DIRECTIONS ->
Below is a block of records: output all of them exactly and leave out the pictures.

EXCERPTED RECORDS ->
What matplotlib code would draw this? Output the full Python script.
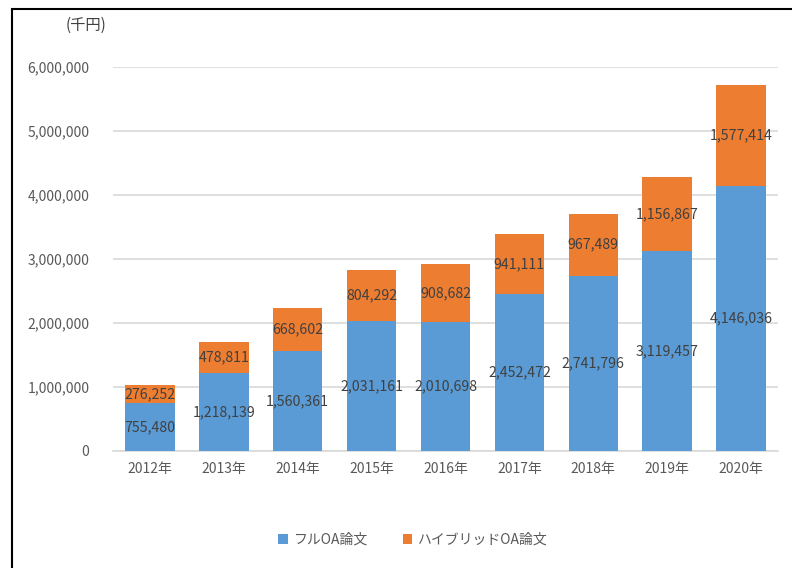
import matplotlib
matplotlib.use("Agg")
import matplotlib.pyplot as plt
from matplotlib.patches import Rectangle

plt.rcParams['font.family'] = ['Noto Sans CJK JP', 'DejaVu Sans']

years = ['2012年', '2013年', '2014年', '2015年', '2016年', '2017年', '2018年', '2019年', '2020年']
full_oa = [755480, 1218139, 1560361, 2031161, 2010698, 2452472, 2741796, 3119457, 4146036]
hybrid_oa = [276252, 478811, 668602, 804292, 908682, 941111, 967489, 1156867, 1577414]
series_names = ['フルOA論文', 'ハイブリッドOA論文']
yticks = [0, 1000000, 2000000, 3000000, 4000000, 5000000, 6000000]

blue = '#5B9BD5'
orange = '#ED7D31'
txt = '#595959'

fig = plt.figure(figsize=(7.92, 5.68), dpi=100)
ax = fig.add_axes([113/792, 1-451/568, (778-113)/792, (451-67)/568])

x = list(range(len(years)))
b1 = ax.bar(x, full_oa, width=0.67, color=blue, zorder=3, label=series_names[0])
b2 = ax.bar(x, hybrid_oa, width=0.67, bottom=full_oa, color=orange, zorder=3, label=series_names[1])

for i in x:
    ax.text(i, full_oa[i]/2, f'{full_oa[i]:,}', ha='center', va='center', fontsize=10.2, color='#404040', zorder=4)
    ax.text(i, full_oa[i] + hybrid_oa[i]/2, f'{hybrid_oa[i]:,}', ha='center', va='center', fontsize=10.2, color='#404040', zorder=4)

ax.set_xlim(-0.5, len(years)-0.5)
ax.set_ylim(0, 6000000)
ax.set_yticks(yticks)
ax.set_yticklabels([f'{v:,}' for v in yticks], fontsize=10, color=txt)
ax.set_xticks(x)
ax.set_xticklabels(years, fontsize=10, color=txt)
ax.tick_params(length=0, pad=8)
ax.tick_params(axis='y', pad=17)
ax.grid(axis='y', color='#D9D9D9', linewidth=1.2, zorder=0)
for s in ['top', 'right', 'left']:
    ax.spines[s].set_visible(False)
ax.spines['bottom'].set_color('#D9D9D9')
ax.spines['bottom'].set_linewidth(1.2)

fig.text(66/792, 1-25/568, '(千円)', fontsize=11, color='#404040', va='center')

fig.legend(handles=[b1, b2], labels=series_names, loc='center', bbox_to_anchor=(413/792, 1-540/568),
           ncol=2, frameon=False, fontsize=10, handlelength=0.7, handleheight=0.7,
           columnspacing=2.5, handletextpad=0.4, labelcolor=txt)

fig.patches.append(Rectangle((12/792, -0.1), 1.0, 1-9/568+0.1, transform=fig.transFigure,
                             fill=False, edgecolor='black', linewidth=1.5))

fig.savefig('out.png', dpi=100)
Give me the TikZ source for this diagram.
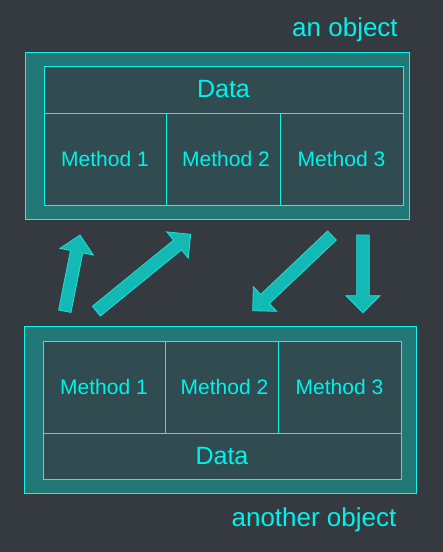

THE RESPONSE ->
What matplotlib code would draw this? Output the full Python script.
import matplotlib
matplotlib.use("Agg")
import matplotlib.pyplot as plt
from matplotlib.patches import Rectangle

plt.rcParams['font.family'] = ['Noto Sans CJK JP', 'DejaVu Sans']

years = ['2012年', '2013年', '2014年', '2015年', '2016年', '2017年', '2018年', '2019年', '2020年']
full_oa = [755480, 1218139, 1560361, 2031161, 2010698, 2452472, 2741796, 3119457, 4146036]
hybrid_oa = [276252, 478811, 668602, 804292, 908682, 941111, 967489, 1156867, 1577414]
series_names = ['フルOA論文', 'ハイブリッドOA論文']
yticks = [0, 1000000, 2000000, 3000000, 4000000, 5000000, 6000000]

blue = '#5B9BD5'
orange = '#ED7D31'
txt = '#595959'

fig = plt.figure(figsize=(7.92, 5.68), dpi=100)
ax = fig.add_axes([113/792, 1-451/568, (778-113)/792, (451-67)/568])

x = list(range(len(years)))
b1 = ax.bar(x, full_oa, width=0.67, color=blue, zorder=3, label=series_names[0])
b2 = ax.bar(x, hybrid_oa, width=0.67, bottom=full_oa, color=orange, zorder=3, label=series_names[1])

for i in x:
    ax.text(i, full_oa[i]/2, f'{full_oa[i]:,}', ha='center', va='center', fontsize=10.2, color='#404040', zorder=4)
    ax.text(i, full_oa[i] + hybrid_oa[i]/2, f'{hybrid_oa[i]:,}', ha='center', va='center', fontsize=10.2, color='#404040', zorder=4)

ax.set_xlim(-0.5, len(years)-0.5)
ax.set_ylim(0, 6000000)
ax.set_yticks(yticks)
ax.set_yticklabels([f'{v:,}' for v in yticks], fontsize=10, color=txt)
ax.set_xticks(x)
ax.set_xticklabels(years, fontsize=10, color=txt)
ax.tick_params(length=0, pad=8)
ax.tick_params(axis='y', pad=17)
ax.grid(axis='y', color='#D9D9D9', linewidth=1.2, zorder=0)
for s in ['top', 'right', 'left']:
    ax.spines[s].set_visible(False)
ax.spines['bottom'].set_color('#D9D9D9')
ax.spines['bottom'].set_linewidth(1.2)

fig.text(66/792, 1-25/568, '(千円)', fontsize=11, color='#404040', va='center')

fig.legend(handles=[b1, b2], labels=series_names, loc='center', bbox_to_anchor=(413/792, 1-540/568),
           ncol=2, frameon=False, fontsize=10, handlelength=0.7, handleheight=0.7,
           columnspacing=2.5, handletextpad=0.4, labelcolor=txt)

fig.patches.append(Rectangle((12/792, -0.1), 1.0, 1-9/568+0.1, transform=fig.transFigure,
                             fill=False, edgecolor='black', linewidth=1.5))

fig.savefig('out.png', dpi=100)
Give me the TikZ source for this diagram.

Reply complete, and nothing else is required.